# Direction
Locate the word "seaborn" in the material, then show every line that holds it.

(Charts and diagrams as code)
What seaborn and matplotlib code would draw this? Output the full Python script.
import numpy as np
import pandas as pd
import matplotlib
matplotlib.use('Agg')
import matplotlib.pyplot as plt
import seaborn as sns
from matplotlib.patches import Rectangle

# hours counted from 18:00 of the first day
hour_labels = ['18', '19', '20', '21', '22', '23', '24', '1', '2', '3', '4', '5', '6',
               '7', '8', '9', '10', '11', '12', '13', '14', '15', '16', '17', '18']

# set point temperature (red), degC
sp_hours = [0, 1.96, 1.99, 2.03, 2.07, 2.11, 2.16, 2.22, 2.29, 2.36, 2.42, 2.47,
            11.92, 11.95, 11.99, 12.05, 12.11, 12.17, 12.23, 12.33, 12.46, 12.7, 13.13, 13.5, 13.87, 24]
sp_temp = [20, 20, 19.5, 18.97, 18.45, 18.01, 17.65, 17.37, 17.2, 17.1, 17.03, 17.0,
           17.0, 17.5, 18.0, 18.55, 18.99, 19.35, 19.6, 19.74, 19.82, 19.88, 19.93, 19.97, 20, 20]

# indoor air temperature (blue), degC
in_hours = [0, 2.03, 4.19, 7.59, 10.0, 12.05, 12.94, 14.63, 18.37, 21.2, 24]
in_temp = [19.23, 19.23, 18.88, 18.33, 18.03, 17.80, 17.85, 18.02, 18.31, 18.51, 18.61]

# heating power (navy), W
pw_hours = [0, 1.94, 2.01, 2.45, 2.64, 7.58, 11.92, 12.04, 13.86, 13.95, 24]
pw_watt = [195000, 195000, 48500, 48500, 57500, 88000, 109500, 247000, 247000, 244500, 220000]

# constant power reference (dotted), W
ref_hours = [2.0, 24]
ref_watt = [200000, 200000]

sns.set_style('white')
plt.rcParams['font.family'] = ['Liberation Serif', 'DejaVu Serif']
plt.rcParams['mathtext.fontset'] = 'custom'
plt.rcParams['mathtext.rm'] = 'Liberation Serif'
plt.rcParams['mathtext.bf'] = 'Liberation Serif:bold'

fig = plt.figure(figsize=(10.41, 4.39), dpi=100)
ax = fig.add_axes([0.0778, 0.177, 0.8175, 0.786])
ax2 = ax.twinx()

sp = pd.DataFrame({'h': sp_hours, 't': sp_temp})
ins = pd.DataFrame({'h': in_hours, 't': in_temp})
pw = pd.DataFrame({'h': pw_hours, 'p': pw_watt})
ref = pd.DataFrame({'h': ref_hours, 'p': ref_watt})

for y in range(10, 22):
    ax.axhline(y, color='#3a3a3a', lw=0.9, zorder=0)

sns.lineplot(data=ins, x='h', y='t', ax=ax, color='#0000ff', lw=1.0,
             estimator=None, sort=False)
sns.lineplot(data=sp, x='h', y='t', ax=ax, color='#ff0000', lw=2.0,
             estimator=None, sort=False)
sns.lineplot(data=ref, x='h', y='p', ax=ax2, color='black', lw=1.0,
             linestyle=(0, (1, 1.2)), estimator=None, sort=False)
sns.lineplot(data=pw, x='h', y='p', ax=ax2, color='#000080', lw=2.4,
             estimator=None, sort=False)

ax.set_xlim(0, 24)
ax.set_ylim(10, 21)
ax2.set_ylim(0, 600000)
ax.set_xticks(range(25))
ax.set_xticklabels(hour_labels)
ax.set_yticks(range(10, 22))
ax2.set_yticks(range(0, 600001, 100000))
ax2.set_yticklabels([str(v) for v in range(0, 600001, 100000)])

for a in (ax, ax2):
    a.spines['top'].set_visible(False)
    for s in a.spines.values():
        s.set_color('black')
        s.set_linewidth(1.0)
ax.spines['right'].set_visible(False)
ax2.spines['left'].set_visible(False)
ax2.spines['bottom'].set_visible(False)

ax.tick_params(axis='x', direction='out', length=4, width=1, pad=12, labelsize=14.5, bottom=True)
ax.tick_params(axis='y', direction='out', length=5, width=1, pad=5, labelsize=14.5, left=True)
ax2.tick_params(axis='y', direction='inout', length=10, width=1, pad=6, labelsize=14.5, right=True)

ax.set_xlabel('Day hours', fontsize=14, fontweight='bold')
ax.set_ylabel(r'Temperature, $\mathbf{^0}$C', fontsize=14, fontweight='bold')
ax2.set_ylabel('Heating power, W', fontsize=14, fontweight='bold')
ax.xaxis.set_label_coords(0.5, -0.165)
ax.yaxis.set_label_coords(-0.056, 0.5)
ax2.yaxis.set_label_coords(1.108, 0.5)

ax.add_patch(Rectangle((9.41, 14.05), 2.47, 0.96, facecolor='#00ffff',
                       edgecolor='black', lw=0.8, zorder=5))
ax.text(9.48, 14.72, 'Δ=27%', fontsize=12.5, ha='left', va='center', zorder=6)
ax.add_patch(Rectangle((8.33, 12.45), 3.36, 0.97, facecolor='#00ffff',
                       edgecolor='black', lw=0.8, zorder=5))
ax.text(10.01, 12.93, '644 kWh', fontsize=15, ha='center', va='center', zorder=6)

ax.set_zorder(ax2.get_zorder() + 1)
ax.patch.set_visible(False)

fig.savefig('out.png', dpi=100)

---

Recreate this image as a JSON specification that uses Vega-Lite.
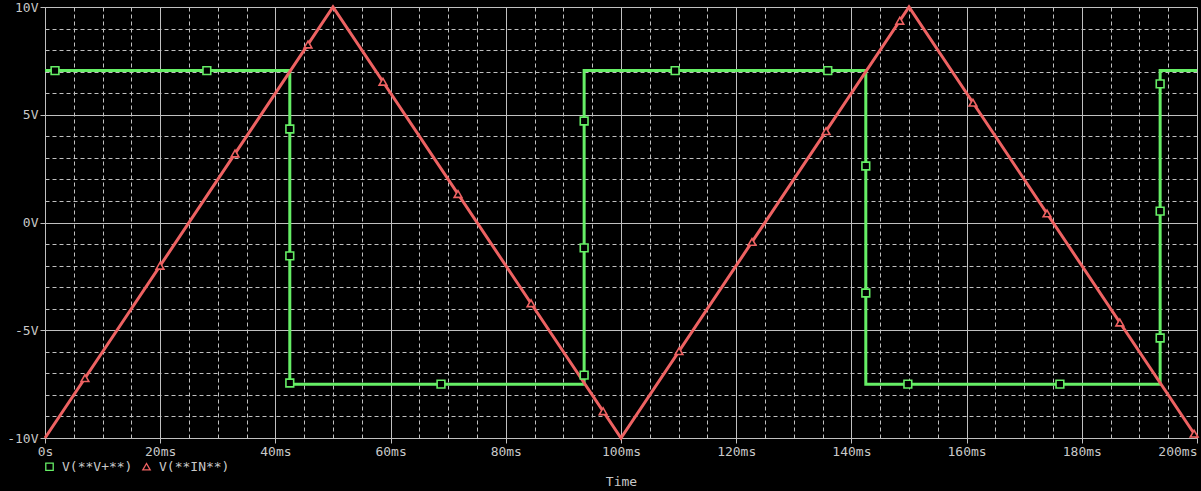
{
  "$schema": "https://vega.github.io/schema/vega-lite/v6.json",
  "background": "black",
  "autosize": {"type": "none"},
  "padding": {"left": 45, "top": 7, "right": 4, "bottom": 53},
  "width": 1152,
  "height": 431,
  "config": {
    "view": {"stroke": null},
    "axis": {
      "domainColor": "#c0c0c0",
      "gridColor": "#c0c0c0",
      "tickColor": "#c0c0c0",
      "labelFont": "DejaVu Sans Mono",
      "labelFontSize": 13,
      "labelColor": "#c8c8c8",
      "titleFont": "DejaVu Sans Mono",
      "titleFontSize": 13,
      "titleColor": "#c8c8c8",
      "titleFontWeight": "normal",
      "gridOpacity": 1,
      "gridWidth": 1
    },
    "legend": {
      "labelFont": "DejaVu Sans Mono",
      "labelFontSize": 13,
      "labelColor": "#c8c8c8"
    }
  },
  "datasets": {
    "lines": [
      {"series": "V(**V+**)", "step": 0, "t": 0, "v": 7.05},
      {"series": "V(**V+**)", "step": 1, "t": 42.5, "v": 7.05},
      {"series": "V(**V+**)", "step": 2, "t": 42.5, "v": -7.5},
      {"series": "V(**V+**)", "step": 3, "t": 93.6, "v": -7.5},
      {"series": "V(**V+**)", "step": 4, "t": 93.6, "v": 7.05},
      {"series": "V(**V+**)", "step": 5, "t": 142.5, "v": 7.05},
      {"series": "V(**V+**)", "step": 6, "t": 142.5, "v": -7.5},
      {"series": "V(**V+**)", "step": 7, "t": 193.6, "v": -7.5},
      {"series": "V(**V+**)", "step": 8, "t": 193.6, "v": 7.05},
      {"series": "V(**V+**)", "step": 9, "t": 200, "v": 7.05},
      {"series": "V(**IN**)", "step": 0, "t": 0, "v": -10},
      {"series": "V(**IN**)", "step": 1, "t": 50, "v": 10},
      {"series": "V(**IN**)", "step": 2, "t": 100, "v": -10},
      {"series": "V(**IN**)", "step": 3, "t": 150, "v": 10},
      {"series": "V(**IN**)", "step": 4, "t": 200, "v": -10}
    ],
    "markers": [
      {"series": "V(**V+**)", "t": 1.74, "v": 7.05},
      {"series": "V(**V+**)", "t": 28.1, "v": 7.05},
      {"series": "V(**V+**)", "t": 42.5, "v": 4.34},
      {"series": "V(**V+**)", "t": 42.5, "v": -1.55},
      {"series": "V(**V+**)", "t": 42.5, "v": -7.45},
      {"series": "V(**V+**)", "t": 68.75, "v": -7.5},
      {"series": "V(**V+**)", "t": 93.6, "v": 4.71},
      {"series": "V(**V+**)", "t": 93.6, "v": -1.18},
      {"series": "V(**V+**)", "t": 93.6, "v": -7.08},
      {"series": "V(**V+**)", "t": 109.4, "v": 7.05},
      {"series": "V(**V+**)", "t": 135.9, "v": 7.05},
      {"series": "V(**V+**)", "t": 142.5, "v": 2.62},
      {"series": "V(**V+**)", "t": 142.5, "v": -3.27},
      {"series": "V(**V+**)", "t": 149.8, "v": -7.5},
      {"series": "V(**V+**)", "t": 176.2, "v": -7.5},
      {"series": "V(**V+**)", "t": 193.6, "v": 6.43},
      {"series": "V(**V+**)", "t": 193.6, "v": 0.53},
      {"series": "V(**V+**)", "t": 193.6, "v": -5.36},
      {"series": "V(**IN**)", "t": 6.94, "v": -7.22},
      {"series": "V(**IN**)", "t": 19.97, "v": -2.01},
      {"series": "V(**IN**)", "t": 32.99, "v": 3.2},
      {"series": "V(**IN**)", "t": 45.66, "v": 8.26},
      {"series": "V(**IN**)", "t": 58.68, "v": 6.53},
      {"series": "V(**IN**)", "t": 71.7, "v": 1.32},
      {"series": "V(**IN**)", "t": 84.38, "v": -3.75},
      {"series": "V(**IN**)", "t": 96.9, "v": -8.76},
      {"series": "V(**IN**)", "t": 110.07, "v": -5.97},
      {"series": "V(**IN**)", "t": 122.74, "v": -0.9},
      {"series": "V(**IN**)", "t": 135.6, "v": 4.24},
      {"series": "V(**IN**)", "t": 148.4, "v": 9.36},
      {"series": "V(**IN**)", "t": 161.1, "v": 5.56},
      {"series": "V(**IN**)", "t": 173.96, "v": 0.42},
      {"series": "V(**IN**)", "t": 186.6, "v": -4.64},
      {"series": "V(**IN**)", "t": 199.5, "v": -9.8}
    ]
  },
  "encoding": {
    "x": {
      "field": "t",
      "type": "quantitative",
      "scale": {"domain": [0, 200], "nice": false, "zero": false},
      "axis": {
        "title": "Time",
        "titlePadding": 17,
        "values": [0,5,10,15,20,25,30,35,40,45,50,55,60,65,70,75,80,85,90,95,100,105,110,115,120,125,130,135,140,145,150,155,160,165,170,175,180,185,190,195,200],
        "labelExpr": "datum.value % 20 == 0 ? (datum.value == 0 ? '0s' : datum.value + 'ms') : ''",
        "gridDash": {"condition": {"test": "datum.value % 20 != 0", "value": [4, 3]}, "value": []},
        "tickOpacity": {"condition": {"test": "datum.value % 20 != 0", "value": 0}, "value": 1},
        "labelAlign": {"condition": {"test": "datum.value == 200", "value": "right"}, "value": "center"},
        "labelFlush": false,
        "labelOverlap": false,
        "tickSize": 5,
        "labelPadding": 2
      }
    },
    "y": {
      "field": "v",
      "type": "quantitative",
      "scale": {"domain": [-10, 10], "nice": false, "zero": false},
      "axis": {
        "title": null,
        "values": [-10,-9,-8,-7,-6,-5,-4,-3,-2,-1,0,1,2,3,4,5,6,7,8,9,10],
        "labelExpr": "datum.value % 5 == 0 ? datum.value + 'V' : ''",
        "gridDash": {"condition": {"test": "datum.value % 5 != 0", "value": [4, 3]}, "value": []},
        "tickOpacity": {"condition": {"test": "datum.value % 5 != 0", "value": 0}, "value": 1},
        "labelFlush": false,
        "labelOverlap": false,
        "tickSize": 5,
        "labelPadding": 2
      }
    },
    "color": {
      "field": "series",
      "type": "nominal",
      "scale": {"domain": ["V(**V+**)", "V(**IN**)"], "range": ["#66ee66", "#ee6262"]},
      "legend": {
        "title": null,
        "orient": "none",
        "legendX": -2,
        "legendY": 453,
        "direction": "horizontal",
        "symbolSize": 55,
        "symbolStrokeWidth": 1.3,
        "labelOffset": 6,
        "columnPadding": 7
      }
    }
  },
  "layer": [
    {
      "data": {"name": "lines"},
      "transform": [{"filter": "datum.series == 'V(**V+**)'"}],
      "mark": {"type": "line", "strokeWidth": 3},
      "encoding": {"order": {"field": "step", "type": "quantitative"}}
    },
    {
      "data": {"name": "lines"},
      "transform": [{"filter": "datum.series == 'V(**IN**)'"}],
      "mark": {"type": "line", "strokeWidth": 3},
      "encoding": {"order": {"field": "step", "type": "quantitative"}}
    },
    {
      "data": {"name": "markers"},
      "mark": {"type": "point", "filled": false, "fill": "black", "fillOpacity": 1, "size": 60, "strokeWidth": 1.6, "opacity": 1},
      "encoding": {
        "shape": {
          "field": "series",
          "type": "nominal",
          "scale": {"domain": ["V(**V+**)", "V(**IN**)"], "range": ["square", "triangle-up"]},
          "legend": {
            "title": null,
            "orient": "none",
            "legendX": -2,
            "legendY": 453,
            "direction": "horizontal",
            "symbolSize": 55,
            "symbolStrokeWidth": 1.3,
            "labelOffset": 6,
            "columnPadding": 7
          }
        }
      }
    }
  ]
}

# Solution for this exercise
What seaborn and matplotlib code would draw this? Output the full Python script.
import seaborn as sns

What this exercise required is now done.